Ancestralidade, na cultura africana, é o processo divino de continuidade da vida. O culto ancestral é um dos princípios básicos no mundo tradicionalmente africano. Mas o contato diário com outras culturas faz com que, muitas vezes, essas referências se percam ou simplesmente se transformem em “coisas do passado”, sem relevância para os dias de hoje.

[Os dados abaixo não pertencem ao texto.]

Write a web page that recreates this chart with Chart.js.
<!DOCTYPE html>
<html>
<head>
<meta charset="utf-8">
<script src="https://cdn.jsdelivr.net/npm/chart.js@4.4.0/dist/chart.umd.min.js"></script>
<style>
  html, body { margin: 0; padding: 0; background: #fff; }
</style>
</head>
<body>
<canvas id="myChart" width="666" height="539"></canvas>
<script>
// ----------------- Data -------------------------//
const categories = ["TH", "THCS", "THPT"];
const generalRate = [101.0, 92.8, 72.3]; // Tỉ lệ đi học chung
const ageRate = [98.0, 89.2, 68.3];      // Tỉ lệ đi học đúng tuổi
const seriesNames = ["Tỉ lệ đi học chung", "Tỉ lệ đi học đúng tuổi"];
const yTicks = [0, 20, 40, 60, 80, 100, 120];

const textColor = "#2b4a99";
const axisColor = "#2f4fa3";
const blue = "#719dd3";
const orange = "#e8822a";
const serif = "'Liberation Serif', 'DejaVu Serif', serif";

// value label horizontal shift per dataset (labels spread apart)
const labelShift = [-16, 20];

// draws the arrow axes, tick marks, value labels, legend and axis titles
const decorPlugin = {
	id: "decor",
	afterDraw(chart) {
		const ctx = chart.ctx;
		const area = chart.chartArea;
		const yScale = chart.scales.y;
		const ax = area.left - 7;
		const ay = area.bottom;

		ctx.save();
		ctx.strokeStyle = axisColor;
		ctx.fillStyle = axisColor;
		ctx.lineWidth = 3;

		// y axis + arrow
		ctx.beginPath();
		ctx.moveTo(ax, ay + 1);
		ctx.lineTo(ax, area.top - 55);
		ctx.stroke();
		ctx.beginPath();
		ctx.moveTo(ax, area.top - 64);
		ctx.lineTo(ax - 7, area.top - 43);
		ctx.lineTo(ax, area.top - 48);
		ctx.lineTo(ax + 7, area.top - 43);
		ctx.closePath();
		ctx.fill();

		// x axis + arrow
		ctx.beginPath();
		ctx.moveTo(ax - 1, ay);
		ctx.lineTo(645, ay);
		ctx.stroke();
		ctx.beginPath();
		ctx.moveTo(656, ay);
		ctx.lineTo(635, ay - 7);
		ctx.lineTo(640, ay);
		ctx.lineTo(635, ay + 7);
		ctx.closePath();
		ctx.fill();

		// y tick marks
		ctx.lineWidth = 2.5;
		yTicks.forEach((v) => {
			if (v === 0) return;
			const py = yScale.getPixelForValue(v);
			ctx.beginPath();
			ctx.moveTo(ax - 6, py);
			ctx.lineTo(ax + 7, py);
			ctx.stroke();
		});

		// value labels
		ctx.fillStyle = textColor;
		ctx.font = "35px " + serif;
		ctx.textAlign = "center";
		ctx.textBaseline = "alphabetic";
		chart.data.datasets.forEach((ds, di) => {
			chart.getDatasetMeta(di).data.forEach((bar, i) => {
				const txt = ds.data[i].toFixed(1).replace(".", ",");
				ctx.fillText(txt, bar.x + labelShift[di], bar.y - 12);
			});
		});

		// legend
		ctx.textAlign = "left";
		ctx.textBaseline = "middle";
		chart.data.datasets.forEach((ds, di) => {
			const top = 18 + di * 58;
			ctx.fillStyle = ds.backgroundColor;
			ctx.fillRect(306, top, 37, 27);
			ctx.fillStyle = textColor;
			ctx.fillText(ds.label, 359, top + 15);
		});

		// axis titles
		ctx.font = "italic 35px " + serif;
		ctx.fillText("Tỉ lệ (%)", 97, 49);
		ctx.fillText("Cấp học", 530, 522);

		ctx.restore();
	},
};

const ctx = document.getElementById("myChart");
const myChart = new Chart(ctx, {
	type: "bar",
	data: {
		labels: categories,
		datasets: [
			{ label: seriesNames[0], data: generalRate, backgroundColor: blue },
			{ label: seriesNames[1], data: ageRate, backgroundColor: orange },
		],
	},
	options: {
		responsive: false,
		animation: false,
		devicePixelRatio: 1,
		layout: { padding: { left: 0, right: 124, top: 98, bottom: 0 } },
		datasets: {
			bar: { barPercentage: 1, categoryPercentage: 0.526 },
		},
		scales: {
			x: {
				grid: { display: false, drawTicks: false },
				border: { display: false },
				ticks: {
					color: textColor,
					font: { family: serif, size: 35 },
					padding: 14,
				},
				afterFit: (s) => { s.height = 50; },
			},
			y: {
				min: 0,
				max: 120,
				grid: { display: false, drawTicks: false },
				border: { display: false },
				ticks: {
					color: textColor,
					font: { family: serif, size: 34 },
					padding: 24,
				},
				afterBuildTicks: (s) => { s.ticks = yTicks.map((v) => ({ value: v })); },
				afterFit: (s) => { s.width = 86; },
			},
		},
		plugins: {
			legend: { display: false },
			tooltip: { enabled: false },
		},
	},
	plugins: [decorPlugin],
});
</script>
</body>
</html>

Em busca de resgatar a memória africana e evitar que as tradições originárias do povo africano se percam, professores e afrodescendentes levam a alunos de escolas públicas do Gama a história dos antepassados, como forma de reafirmar o presente.
Eurocentrismo
As filosofias africanas e afrodescendentes são abordadas pela professora e compõem parte da nota dos alunos, que aprendem sobre o assunto por meio de leitura e apresentação de trabalho. “Descobri uma literatura que aborda a filosofia a partir de um olhar diferente do eurocentrismo. A africanidade sempre me despertou muito interesse e procuro levar o tema aos alunos como forma de conscientização, aprendizado e desconstrução de preconceitos”, cdestaca a Dalva.
Como forma de garantir o aprendizado dos alunos, a professora orienta os jovens do ensino médio a fazerem um trabalho. “Eu falo para eles lerem o capítulo do livro que eu passo. Depois da leitura eles entram em contato com um professor da UnB ligado à temática, para terem um entendimento mais amplo do assunto de gênero e de raça, depois eles apresentam esse trabalho”, explica Dalva.

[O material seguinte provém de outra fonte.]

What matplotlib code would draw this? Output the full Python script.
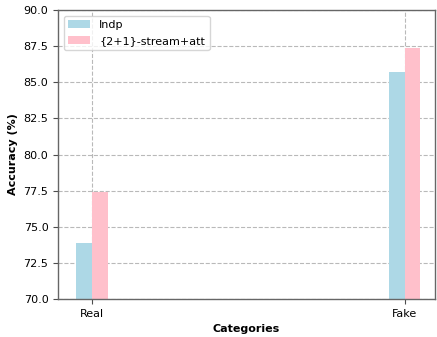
import matplotlib
matplotlib.use('Agg')
import matplotlib.pyplot as plt
import numpy as np

# Accuracy per category for each model
categories = ['Real', 'Fake']
indp_acc = [73.9, 85.7]
stream_att_acc = [77.4, 87.4]

x = np.arange(len(categories))
width = 0.05

fig, ax = plt.subplots(figsize=(4.37, 3.37), dpi=100)
ax.bar(x - width / 2, indp_acc, width, label='Indp', color='lightblue', zorder=2)
ax.bar(x + width / 2, stream_att_acc, width, label='{2+1}-stream+att', color='pink', zorder=2)

ax.set_xlabel('Categories', fontweight='bold', fontsize=8)
ax.set_ylabel('Accuracy (%)', fontweight='bold', fontsize=8)
ax.set_xticks(x)
ax.set_xticklabels(categories, fontsize=8)
ax.tick_params(axis='y', labelsize=8)
ax.tick_params(colors='0.3', labelcolor='black')
ax.set_xlim(-0.108, 1.096)
ax.set_ylim(70, 90)
ax.grid(True, linestyle='--', color='gray', alpha=0.55, zorder=0)
for spine in ax.spines.values():
    spine.set_color('0.4')
    spine.set_linewidth(1.0)
ax.legend(loc='upper left', fontsize=8)

fig.subplots_adjust(left=0.133, right=0.995, top=0.970, bottom=0.113)
plt.savefig('out.png')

Os alunos também são aconselhados a utilizar elementos lúdicos para tornar o estudo de africanidades mais atraente. “Peço para eles trazerem músicas que abordam a negritude, poemas, cinema negro, entre outros elementos que servem para ampliar o conhecimento e prender a atenção dos estudantes”, diz.
“Quando abordo esse tema em sala, quando trazemos pessoas de fora para palestrar sobre o assunto, ou até mesmo quando incentivamos os próprios estudantes a entenderem mais sobre o tema, percebemos que isso desperta interesse neles”, acrescentou Dalva.
Projetos do Madeb
Trabalhar africanidades nas escolas públicas do Gama é o foco principal do Movimento Afrodescendentes em Brasília (Madeb). Desde a criação do grupo, há 10 anos, os integrantes se preocupam em disseminar o entendimento sobre a cultura negra na comunidade do Gama. “Quando começou, nós fazíamos eventos abertos à comunidade, como a feijoada beneficente, evento no dia da consciência negra. Com o tempo, fomos desenvolvendo o projeto das escolas”, disse Vinícius Gomes, estudante de história e presidente do Madeb.

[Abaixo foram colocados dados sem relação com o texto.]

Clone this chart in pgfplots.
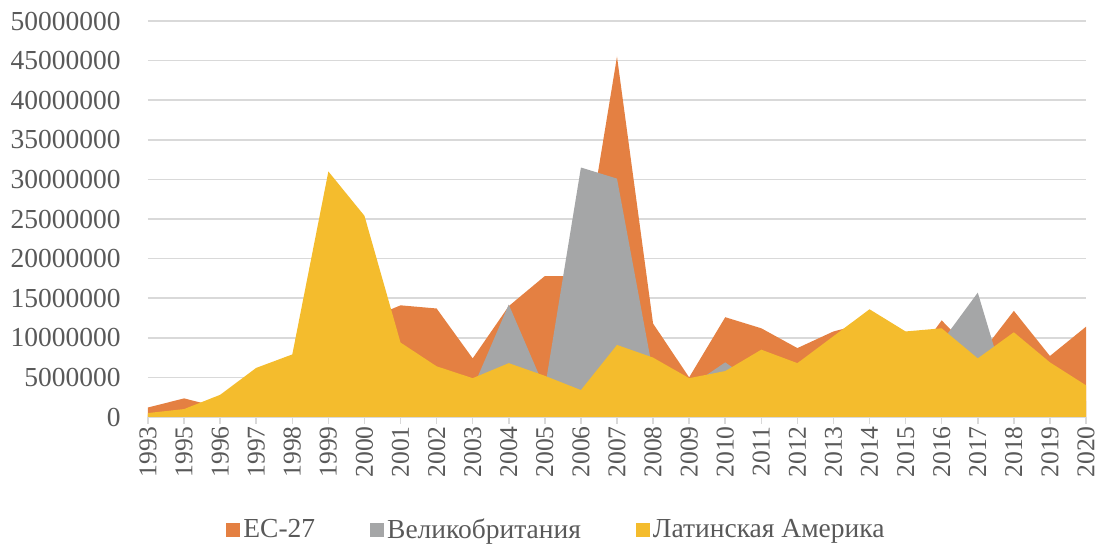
\documentclass[border=0pt]{standalone}
\usepackage{fontspec}
\setmainfont{Liberation Serif}
\usepackage{pgfplots}
\pgfplotsset{compat=1.18}
\definecolor{cEU}{HTML}{E48042}
\definecolor{cUK}{HTML}{A5A6A7}
\definecolor{cLA}{HTML}{F4BC2D}
\definecolor{txt}{HTML}{595959}
\definecolor{grd}{HTML}{D9D9D9}
\begin{document}
\begin{tikzpicture}
\begin{axis}[
  at={(0pt,0pt)}, anchor=south west,
  scale only axis, width=469pt, height=198pt,
  xmin=0, xmax=26, ymin=0, ymax=50000000,
  xtick={0,1,2,3,4,5,6,7,8,9,10,11,12,13,14,15,16,17,18,19,20,21,22,23,24,25,26},
  xticklabels={1993,1995,1996,1997,1998,1999,2000,2001,2002,2003,2004,2005,2006,2007,2008,2009,2010,2011,2012,2013,2014,2015,2016,2017,2018,2019,2020},
  ytick={0,5000000,10000000,15000000,20000000,25000000,30000000,35000000,40000000,45000000,50000000},
  scaled y ticks=false,
  /pgf/number format/.cd, fixed, precision=0, 1000 sep={}, assume math mode=true, /pgfplots/.cd,
  ymajorgrids, major grid style={grd, line width=0.75pt},
  axis line style={draw=none},
  xtick style={grd, line width=0.75pt}, ytick style={draw=none},
  tick align=outside, major tick length=3.5pt, xtick pos=left,
  ticklabel style={font=\fontsize{13.75}{16}\selectfont, text=txt},
  x tick label style={rotate=90, anchor=east, inner sep=1pt, font=\fontsize{12.8}{15}\selectfont},
  y tick label style={anchor=east, inner sep=0pt, xshift=-10pt},
  legend style={at={(0.436,-0.285)}, anchor=center, draw=none, fill=none,
    legend columns=3, font=\fontsize{13.75}{16}\selectfont, text=txt,
    /tikz/every even column/.append style={column sep=26pt},
    nodes={inner sep=1.5pt}},
  legend image code/.code={\fill[#1] (0pt,-3.5pt) rectangle (7pt,3.5pt);},
]
\addplot[fill=cEU, draw=none] coordinates {
(0,1200000) (1,2350000) (2,1200000) (3,3500000) (4,5000000) (5,8000000) (6,12200000)
(7,14100000) (8,13700000) (9,7400000) (10,14000000) (11,17800000) (12,17800000)
(13,45500000) (14,11800000) (15,5000000) (16,12600000) (17,11200000) (18,8700000)
(19,10800000) (20,12000000) (21,6000000) (22,12200000) (23,7500000) (24,13400000)
(25,7700000) (26,11400000)} \closedcycle;
\addlegendentry{ЕС-27}
\addplot[fill=cUK, draw=none] coordinates {
(0,300000) (1,500000) (2,1000000) (3,1500000) (4,2000000) (5,2500000) (6,3000000)
(7,3000000) (8,3000000) (9,3600000) (10,14200000) (11,3600000) (12,31500000)
(13,30100000) (14,5600000) (15,3800000) (16,6900000) (17,3700000) (18,4000000)
(19,5000000) (20,6000000) (21,7000000) (22,9500000) (23,15700000) (24,500000)
(25,2000000) (26,2000000)} \closedcycle;
\addlegendentry{Великобритания}
\addplot[fill=cLA, draw=none] coordinates {
(0,500000) (1,1000000) (2,2800000) (3,6200000) (4,7900000) (5,31000000) (6,25400000)
(7,9400000) (8,6400000) (9,4900000) (10,6800000) (11,5200000) (12,3400000)
(13,9100000) (14,7500000) (15,4900000) (16,5800000) (17,8500000) (18,6800000)
(19,10200000) (20,13600000) (21,10800000) (22,11200000) (23,7400000) (24,10700000)
(25,6900000) (26,4000000)} \closedcycle;
\addlegendentry{Латинская Америка}
\end{axis}
\pgfresetboundingbox
\useasboundingbox (-74pt,-66pt) rectangle (474.5pt,208.5pt);
\end{tikzpicture}
\end{document}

Os eventos promovidos pelo grupo são compostos por dois momentos: começa com a apresentação de personalidades brasileiras e internacionais da cultura negra, mostrando a luta e história dessas pessoas, além de ter uma apresentação de teatro. Depois do teatro, os participantes do Madeb finalizam com oficinas que duram, em média, 45 minutos. “O momento das oficinas, muitas vezes, é o mais esperado pelos alunos. A gente leva para eles atividades que fazem parte da realidade e que eles gostam, como o rap”, contou Vinícius.
O produtor musical Erasmo Magalhães, 45 anos, integrante do grupo há dois anos, traz para os jovens o samba. “Não tinha como falar de africanidade sem apresentar aos alunos uma roda de samba”, disse o músico. “Na oficina, eu levo para eles algumas letras de samba que falam sobre Zumbi dos Palmares, sobre a África, negritude e eles aprendem sobre a cultura por meio da musicalidade”, descreve Erasmo.